Later that evening, once the sheriffs calm the barrack down, they move me to what was called the working dorm. Everybody in this barrack did something, shoeshine, typing, barbers, you name it. We were jumping.
That next morning I start cutting hair. Let me re-word that, I start cutting white people’s hair. Once I started cutting, it turns out I wasn’t all that rusty. I was doing pretty well. I ended up doing a lot of cuts for the Hispanics, and if Bull (the black barber) was busy, I’d cut an occasional black guy.
It was a week or two into my stay that I met a black guy named Roosevelt. When he was first processed through, he was a wreck. He had been a crack-addict for years.
Because of the way he looked, there was no way to gauge Roosevelt’s age. Maybe sixty, maybe twenty-five. Who knows? The weird thing is, everybody knew him and I mean everybody. But no one knew his whole name, just Roosevelt, I never heard if that was his first name or last, just Roosevelt.

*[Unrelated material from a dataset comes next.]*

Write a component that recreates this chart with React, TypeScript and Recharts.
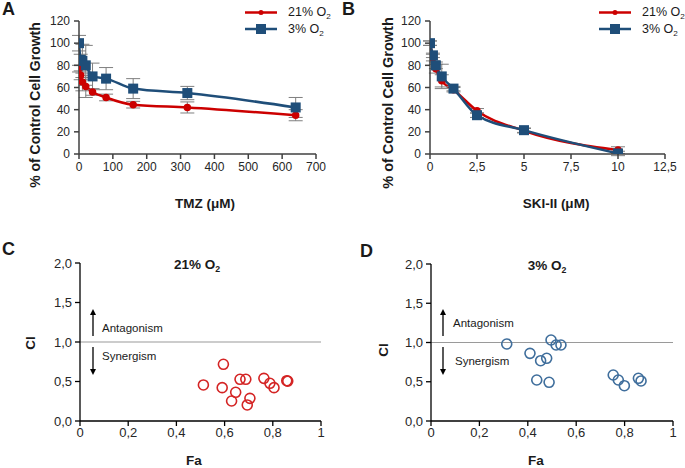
import React from 'react';
import {
  ComposedChart,
  Line,
  ErrorBar,
  XAxis,
  YAxis,
  ScatterChart,
  Scatter,
  ReferenceLine,
} from 'recharts';

// ---- data ----
const tmzDose = [0, 5, 10, 20, 40, 80, 160, 320, 640];
const tmzNormoxia = [77, 71, 65, 61, 56, 51, 44.5, 42, 35];
const tmzNormoxiaErr = [3, 4, 8, 10, 3, 3, 3, 5, 5];
const tmzHypoxia = [100, 85, 84, 80, 70, 68, 59, 55, 42];
const tmzHypoxiaErr = [7, 5, 15, 18, 12, 10, 9, 6, 9];

const skiDose = [0, 0.156, 0.3125, 0.625, 1.25, 2.5, 5, 10];
const skiNormoxia = [100, 87, 77, 66, 58, 39, 21, 3.5];
const skiNormoxiaErr = [2, 3, 4, 5.5, 2, 2, 2, 3];
const skiHypoxia = [100, 89, 80, 70, 59, 35, 21.5, 0.5];
const skiHypoxiaErr = [2, 2, 3, 11, 2, 2, 2, 2];

const fa21 = [0.595, 0.512, 0.59, 0.664, 0.688, 0.763, 0.788, 0.805, 0.858, 0.862, 0.646, 0.629, 0.705, 0.694];
const ci21 = [0.718, 0.456, 0.422, 0.528, 0.528, 0.54, 0.477, 0.422, 0.51, 0.505, 0.363, 0.253, 0.287, 0.203];

const fa3 = [0.313, 0.496, 0.517, 0.537, 0.409, 0.453, 0.478, 0.437, 0.488, 0.753, 0.774, 0.799, 0.857, 0.868];
const ci3 = [0.981, 1.032, 0.968, 0.968, 0.862, 0.768, 0.799, 0.522, 0.493, 0.586, 0.522, 0.45, 0.544, 0.51];

const growthTicks = [0, 20, 40, 60, 80, 100, 120];
const tmzTicks = [0, 100, 200, 300, 400, 500, 600, 700];
const skiTicks = [0, 2.5, 5, 7.5, 10, 12.5];
const faTicks = [0, 0.2, 0.4, 0.6, 0.8, 1];
const ciTicks = [0, 0.5, 1, 1.5, 2];

const RED = '#cc0000';
const BLUE = '#1f4e79';
const RED_OPEN = '#d42424';
const BLUE_OPEN = '#3f6e9c';
const FONT = '"Liberation Sans", Arial, sans-serif';

const series = (xs: number[], ys: number[], es?: number[]) =>
  xs.map((x, i) => ({ x, y: ys[i], err: es ? es[i] : 0 }));

const comma = (v: number) => String(v).replace('.', ',');
const comma1 = (v: number) => v.toFixed(1).replace('.', ',');

const Square = (props: any) => {
  const { cx, cy, index } = props;
  if (cx == null || cy == null) return <g key={index} />;
  return <rect key={index} x={cx - 5} y={cy - 5} width={10} height={10} fill={BLUE} />;
};

const OpenCircle = (color: string) => (props: any) => {
  const { cx, cy } = props;
  return <circle cx={cx} cy={cy} r={5} fill="none" stroke={color} strokeWidth={1.6} />;
};

const tickStyle = { fontSize: 12, fill: '#262626', fontFamily: FONT };
const ciTickStyle = { fontSize: 13, fill: '#262626', fontFamily: FONT };
const axisLine = { stroke: '#404040', strokeWidth: 1.5 };

const Txt: React.FC<{ x: number; y: number; size?: number; bold?: boolean; rotate?: boolean; anchor?: 'start' | 'middle'; children: React.ReactNode }> = ({
  x,
  y,
  size = 12,
  bold,
  rotate,
  anchor = 'middle',
  children,
}) => (
  <div
    style={{
      position: 'absolute',
      left: x,
      top: y,
      fontSize: size,
      fontWeight: bold ? 'bold' : 'normal',
      fontFamily: FONT,
      color: '#1a1a1a',
      whiteSpace: 'nowrap',
      lineHeight: 1,
      transform: `translate(${anchor === 'middle' ? '-50%' : '0'}, -50%)${rotate ? ' rotate(-90deg)' : ''}`,
      transformOrigin: anchor === 'middle' ? 'center' : 'left center',
    }}
  >
    {children}
  </div>
);

const O2 = ({ pct }: { pct: string }) => (
  <span>
    {pct} O<span style={{ fontSize: '0.65em', position: 'relative', top: 3 }}>2</span>
  </span>
);

const LegendBox = ({ x }: { x: number }) => (
  <>
    <svg style={{ position: 'absolute', left: x, top: 4 }} width={36} height={34}>
      <line x1={2} y1={8.5} x2={34} y2={8.5} stroke={RED} strokeWidth={2.5} />
      <circle cx={18} cy={8.5} r={2.5} fill={RED} />
      <line x1={2} y1={25} x2={34} y2={25} stroke={BLUE} strokeWidth={2.5} />
      <rect x={13} y={20} width={10} height={10} fill={BLUE} />
    </svg>
    <Txt x={x + 45} y={12} size={12.5} anchor="start">
      <O2 pct="21%" />
    </Txt>
    <Txt x={x + 45} y={29} size={12.5} anchor="start">
      <O2 pct="3%" />
    </Txt>
  </>
);

const Arrows = ({ x }: { x: number; }) => (
  <svg style={{ position: 'absolute', left: x - 5, top: 305 }} width={10} height={75}>
    <line x1={5} y1={31} x2={5} y2={8} stroke="#000" strokeWidth={1.3} />
    <polygon points="5,4 2,10 8,10" fill="#000" />
    <line x1={5} y1={42} x2={5} y2={64} stroke="#000" strokeWidth={1.3} />
    <polygon points="5,70 2,64 8,64" fill="#000" />
  </svg>
);

const DoseChart = ({
  left,
  width,
  yAxisWidth,
  right,
  xMax,
  xTicks,
  fmt,
  red,
  blue,
}: any) => (
  <div style={{ position: 'absolute', left, top: 0 }}>
    <ComposedChart width={width} height={220} margin={{ top: 21, right, bottom: 36, left: 0 }}>
      <XAxis
        dataKey="x"
        type="number"
        domain={[0, xMax]}
        ticks={xTicks}
        tickFormatter={fmt}
        height={30}
        tick={tickStyle}
        axisLine={axisLine}
        tickLine={axisLine}
        tickSize={5}
        tickMargin={3}
        allowDataOverflow
      />
      <YAxis
        type="number"
        domain={[0, 120]}
        ticks={growthTicks}
        width={yAxisWidth}
        tick={tickStyle}
        axisLine={axisLine}
        tickLine={axisLine}
        tickSize={5}
        tickMargin={4}
        allowDataOverflow
      />
      <Line
        data={red}
        dataKey="y"
        type="monotone"
        stroke={RED}
        strokeWidth={2.5}
        dot={{ r: 2.5, fill: RED, stroke: RED }}
        isAnimationActive={false}
      >
        <ErrorBar dataKey="err" direction="y" width={7} stroke="#7f7f7f" strokeWidth={1} />
      </Line>
      <Line
        data={blue}
        dataKey="y"
        type="monotone"
        stroke={BLUE}
        strokeWidth={2.5}
        dot={Square}
        isAnimationActive={false}
      >
        <ErrorBar dataKey="err" direction="y" width={7} stroke="#7f7f7f" strokeWidth={1} />
      </Line>
    </ComposedChart>
  </div>
);

const CiChart = ({ left, width, yAxisWidth, right, top, data, color }: any) => (
  <div style={{ position: 'absolute', left, top: 230 }}>
    <ScatterChart width={width} height={238} margin={{ top, right, bottom: 17, left: 0 }}>
      <XAxis
        dataKey="x"
        type="number"
        domain={[0, 1]}
        ticks={faTicks}
        tickFormatter={comma}
        height={30}
        tick={ciTickStyle}
        axisLine={{ stroke: '#000', strokeWidth: 1.3 }}
        tickLine={{ stroke: '#000', strokeWidth: 1.3 }}
        tickSize={5}
        tickMargin={2}
      />
      <YAxis
        dataKey="y"
        type="number"
        domain={[0, 2]}
        ticks={ciTicks}
        tickFormatter={comma1}
        width={yAxisWidth}
        tick={ciTickStyle}
        axisLine={{ stroke: '#000', strokeWidth: 1.3 }}
        tickLine={{ stroke: '#000', strokeWidth: 1.3 }}
        tickSize={5}
        tickMargin={3}
      />
      <ReferenceLine y={1} stroke="#9a9a9a" strokeWidth={1.2} />
      <Scatter data={data} shape={OpenCircle(color)} isAnimationActive={false} />
    </ScatterChart>
  </div>
);

export default function App() {
  return (
    <div
      style={{
        position: 'absolute',
        left: 0,
        top: 0,
        width: 685,
        height: 468,
        background: '#fff',
        overflow: 'hidden',
      }}
    >
      <DoseChart
        left={0}
        width={340}
        yAxisWidth={79}
        right={24}
        xMax={700}
        xTicks={tmzTicks}
        fmt={(v: number) => String(v)}
        red={series(tmzDose, tmzNormoxia, tmzNormoxiaErr)}
        blue={series(tmzDose, tmzHypoxia, tmzHypoxiaErr)}
      />
      <DoseChart
        left={340}
        width={345}
        yAxisWidth={90}
        right={20}
        xMax={12.5}
        xTicks={skiTicks}
        fmt={comma}
        red={series(skiDose, skiNormoxia, skiNormoxiaErr)}
        blue={series(skiDose, skiHypoxia, skiHypoxiaErr)}
      />
      <CiChart left={0} width={340} yAxisWidth={80} right={19} top={33} data={series(fa21, ci21)} color={RED_OPEN} />
      <CiChart left={340} width={345} yAxisWidth={91} right={12} top={34} data={series(fa3, ci3)} color={BLUE_OPEN} />

      {/* panel letters */}
      <Txt x={2} y={9} size={18} bold anchor="start">A</Txt>
      <Txt x={342} y={9} size={18} bold anchor="start">B</Txt>
      <Txt x={2} y={249} size={18} bold anchor="start">C</Txt>
      <Txt x={360} y={251} size={18} bold anchor="start">D</Txt>

      {/* axis titles */}
      <Txt x={35} y={105} size={14} bold rotate>% of Control Cell Growth</Txt>
      <Txt x={388} y={103} size={14.5} bold rotate>% of Control Cell Growth</Txt>
      <Txt x={205} y={204} size={13.5} bold>TMZ (μM)</Txt>
      <Txt x={556} y={204} size={13.5} bold>SKI-II (μM)</Txt>
      <Txt x={31} y={343} size={13.5} bold rotate>CI</Txt>
      <Txt x={384} y={350} size={13.5} bold rotate>CI</Txt>
      <Txt x={194} y={461} size={13.5} bold>Fa</Txt>
      <Txt x={536} y={461} size={13.5} bold>Fa</Txt>

      {/* legends */}
      <LegendBox x={243} />
      <LegendBox x={597} />

      {/* CI panel titles and annotations */}
      <Txt x={197} y={265} size={13.5} bold><O2 pct="21%" /></Txt>
      <Txt x={547} y={266} size={13.5} bold><O2 pct="3% " /></Txt>
      <Txt x={102} y={329} size={11.5} anchor="start">Antagonism</Txt>
      <Txt x={102} y={357} size={11.5} anchor="start">Synergism</Txt>
      <Txt x={453} y={324} size={11.5} anchor="start">Antagonism</Txt>
      <Txt x={455} y={362} size={11.5} anchor="start">Synergism</Txt>
      <Arrows x={93} />
      <Arrows x={443} />
    </div>
  );
}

Within a couple of days, the black barber at the time snuck Roosevelt into the barbershop and gave him an “Extreme Makeover.” Trimmed the beard, cut his hair and all the barber shops had nail clippers, which you couldn’t have in general population. So, as Roosevelt got his hair cut, he trimmed all his dragon-like finger and toenails.
By the time he walked out of there, he looked like an attorney visiting an inmate, not the inmate.
The one hundred days that I spent with Roosevelt was always entertaining, because Roosevelt didn’t have access to crack, he developed a horrid addiction to caffeine. And because he was picked-up off of the streets he had no money on his books. So, he was always looking for some coffee from somebody. Coffee was bought from the machines or the once a week store. But it wasn’t like we buy coffee; it was purchased as tea bags, for twenty-five cents each. I have always been a major coffee fiend, drinking it heavily since high school, so I would stock up, buying five dollars worth at a time. Then I would kick down a bag a day to Roosevelt.
One day, one of the guys in my barrack needed a haircut (I was the “white” barber) because he was going to get a visit from his fiancée, he wanted to look sharp. I cut his hair and shaved him with the edger; he didn’t have any money on his books. No worries, just pay it forward, he said he’d “hook me up, tomorrow.” The next day, during his shift in the office he nabbed a half a pound of coffee grounds from the sheriff’s stash. This was like gold.